#### GOAL OF THE EXERCISE
Leave out every picture, and retype exactly the lines from the line with "Write the Chart.js code for this chart." through the line with "var yLabelDrop = 3;", both ends included.

═══ DATASET EXTRACT ═══

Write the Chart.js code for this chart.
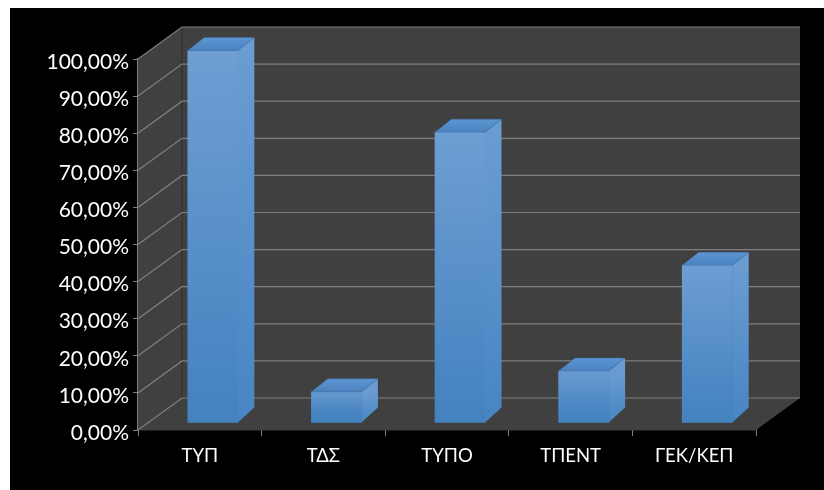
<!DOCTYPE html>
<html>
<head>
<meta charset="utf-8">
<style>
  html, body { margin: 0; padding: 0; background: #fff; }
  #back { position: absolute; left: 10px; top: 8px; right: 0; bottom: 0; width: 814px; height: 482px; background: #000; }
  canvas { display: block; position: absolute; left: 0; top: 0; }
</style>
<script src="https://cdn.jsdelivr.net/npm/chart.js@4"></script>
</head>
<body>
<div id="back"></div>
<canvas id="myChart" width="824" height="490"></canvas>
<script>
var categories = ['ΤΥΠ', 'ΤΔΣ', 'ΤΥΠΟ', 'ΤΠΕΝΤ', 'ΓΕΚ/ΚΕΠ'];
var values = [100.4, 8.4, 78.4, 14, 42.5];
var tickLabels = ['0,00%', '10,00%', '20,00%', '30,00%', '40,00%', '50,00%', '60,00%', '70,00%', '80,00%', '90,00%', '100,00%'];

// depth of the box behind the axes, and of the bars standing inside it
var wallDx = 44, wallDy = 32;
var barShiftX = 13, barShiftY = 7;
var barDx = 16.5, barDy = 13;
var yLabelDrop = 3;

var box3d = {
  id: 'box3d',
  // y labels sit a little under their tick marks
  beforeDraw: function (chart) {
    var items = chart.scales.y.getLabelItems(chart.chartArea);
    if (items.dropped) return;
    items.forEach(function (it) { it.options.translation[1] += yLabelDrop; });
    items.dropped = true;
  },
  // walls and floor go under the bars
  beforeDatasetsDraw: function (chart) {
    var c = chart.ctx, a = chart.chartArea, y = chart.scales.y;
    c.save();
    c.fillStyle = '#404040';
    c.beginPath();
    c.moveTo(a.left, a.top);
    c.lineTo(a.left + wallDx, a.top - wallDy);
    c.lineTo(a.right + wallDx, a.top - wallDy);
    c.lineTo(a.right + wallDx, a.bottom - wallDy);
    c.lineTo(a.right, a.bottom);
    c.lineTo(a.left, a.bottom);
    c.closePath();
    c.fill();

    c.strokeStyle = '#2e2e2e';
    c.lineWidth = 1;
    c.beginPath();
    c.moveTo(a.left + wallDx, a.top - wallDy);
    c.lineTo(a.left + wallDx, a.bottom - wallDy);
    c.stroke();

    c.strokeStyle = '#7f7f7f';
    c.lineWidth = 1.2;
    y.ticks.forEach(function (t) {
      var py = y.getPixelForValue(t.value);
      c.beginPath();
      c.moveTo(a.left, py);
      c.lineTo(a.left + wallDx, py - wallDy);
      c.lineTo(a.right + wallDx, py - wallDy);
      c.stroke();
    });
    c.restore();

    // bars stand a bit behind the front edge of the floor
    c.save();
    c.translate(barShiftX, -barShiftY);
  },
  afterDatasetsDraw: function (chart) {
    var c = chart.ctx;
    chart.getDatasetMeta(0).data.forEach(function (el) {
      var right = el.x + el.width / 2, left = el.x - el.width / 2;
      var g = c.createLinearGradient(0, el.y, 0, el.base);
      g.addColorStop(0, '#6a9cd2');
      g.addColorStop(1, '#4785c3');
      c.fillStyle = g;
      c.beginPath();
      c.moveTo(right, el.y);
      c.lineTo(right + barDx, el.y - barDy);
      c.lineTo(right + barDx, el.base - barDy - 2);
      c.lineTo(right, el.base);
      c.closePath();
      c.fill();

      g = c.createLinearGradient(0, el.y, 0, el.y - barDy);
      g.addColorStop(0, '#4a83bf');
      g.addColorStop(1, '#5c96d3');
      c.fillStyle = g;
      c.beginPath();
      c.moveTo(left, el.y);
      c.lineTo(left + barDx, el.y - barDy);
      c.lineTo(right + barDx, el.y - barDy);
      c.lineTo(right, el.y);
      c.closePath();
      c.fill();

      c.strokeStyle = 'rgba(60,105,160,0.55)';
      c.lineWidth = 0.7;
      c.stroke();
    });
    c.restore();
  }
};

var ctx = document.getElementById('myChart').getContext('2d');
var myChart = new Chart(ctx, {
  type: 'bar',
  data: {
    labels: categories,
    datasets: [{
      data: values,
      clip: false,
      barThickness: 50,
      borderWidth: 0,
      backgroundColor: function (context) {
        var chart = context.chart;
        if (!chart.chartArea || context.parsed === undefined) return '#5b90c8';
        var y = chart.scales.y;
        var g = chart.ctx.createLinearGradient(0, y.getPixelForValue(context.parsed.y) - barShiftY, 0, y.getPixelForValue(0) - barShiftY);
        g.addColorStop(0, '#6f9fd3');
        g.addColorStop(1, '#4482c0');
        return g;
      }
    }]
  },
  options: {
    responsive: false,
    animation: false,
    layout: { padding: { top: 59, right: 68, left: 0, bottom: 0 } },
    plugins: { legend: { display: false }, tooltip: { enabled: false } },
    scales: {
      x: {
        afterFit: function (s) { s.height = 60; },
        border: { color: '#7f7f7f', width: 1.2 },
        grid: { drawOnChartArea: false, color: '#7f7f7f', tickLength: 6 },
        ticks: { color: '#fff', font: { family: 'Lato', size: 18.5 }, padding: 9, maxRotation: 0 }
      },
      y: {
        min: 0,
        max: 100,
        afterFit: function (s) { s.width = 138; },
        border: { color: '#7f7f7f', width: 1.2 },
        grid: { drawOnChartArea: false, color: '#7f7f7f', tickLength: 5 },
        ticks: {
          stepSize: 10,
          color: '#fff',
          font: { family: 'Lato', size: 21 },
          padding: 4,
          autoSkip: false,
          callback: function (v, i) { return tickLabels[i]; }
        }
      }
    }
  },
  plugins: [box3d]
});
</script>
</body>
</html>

═══
═══ DATASET EXTRACT ═══

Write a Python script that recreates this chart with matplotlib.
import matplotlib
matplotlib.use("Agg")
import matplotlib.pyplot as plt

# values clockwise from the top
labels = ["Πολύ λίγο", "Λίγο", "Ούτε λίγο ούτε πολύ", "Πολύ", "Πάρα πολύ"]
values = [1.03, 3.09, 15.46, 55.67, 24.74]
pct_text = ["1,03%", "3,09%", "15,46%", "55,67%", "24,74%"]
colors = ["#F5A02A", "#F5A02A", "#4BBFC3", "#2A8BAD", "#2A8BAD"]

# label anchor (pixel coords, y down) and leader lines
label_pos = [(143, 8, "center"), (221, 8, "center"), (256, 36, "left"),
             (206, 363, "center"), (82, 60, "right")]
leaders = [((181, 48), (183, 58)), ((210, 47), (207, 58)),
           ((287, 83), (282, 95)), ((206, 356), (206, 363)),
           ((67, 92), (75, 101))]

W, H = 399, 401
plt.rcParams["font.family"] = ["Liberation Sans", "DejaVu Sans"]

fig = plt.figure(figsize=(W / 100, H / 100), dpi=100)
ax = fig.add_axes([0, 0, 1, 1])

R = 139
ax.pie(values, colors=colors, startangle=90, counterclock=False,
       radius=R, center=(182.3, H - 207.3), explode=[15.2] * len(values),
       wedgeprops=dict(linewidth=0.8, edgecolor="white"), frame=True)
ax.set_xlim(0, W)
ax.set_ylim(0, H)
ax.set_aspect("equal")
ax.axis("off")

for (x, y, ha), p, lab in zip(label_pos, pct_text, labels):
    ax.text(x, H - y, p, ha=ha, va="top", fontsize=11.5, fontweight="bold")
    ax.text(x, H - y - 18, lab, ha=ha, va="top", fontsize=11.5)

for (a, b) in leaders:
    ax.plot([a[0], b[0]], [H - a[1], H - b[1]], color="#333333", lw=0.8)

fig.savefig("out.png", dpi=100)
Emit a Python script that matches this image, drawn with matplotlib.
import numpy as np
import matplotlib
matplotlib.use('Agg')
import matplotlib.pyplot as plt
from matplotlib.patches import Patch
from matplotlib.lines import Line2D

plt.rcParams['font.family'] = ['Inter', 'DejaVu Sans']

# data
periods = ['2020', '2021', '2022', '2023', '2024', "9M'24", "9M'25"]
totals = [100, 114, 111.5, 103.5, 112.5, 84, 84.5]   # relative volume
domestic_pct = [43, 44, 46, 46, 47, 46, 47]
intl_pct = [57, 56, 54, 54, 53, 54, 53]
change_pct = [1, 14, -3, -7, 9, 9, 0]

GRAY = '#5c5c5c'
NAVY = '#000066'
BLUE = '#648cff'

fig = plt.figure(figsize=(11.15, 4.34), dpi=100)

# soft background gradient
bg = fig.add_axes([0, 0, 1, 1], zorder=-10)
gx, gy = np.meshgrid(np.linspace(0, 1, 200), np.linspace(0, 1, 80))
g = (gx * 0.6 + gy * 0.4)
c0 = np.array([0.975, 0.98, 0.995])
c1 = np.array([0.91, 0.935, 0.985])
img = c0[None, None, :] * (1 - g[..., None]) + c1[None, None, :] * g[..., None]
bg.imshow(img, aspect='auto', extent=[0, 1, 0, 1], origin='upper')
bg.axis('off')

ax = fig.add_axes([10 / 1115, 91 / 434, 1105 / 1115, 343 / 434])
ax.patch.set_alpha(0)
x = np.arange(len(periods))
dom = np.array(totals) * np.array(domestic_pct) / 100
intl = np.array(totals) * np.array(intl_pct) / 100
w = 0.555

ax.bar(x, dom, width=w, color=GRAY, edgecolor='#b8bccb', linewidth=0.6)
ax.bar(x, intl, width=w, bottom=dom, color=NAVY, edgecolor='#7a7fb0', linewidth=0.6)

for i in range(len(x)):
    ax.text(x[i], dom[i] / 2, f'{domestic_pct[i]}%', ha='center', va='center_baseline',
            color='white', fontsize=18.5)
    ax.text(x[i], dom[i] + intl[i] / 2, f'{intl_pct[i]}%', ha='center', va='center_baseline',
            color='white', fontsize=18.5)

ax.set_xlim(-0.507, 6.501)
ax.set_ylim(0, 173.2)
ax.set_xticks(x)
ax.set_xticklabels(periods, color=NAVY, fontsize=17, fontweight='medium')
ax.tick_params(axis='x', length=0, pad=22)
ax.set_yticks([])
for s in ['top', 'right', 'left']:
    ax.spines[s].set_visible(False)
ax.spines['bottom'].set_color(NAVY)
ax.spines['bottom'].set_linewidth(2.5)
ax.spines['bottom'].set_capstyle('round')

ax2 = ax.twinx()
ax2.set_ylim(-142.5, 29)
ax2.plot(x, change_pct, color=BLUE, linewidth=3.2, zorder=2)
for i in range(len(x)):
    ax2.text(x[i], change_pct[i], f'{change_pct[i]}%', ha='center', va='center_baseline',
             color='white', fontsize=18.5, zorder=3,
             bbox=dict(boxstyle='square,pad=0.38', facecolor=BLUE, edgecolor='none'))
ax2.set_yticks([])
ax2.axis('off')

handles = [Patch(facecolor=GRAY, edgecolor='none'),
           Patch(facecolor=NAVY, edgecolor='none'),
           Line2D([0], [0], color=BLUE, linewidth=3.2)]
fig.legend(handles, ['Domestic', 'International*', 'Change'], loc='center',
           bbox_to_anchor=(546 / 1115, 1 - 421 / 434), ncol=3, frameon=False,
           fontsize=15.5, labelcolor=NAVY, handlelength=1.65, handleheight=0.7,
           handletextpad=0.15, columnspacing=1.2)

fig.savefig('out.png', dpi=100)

═══

#### ANSWER TO THIS EXERCISE
Write the Chart.js code for this chart.
<!DOCTYPE html>
<html>
<head>
<meta charset="utf-8">
<style>
  html, body { margin: 0; padding: 0; background: #fff; }
  #back { position: absolute; left: 10px; top: 8px; right: 0; bottom: 0; width: 814px; height: 482px; background: #000; }
  canvas { display: block; position: absolute; left: 0; top: 0; }
</style>
<script src="https://cdn.jsdelivr.net/npm/chart.js@4"></script>
</head>
<body>
<div id="back"></div>
<canvas id="myChart" width="824" height="490"></canvas>
<script>
var categories = ['ΤΥΠ', 'ΤΔΣ', 'ΤΥΠΟ', 'ΤΠΕΝΤ', 'ΓΕΚ/ΚΕΠ'];
var values = [100.4, 8.4, 78.4, 14, 42.5];
var tickLabels = ['0,00%', '10,00%', '20,00%', '30,00%', '40,00%', '50,00%', '60,00%', '70,00%', '80,00%', '90,00%', '100,00%'];

// depth of the box behind the axes, and of the bars standing inside it
var wallDx = 44, wallDy = 32;
var barShiftX = 13, barShiftY = 7;
var barDx = 16.5, barDy = 13;
var yLabelDrop = 3;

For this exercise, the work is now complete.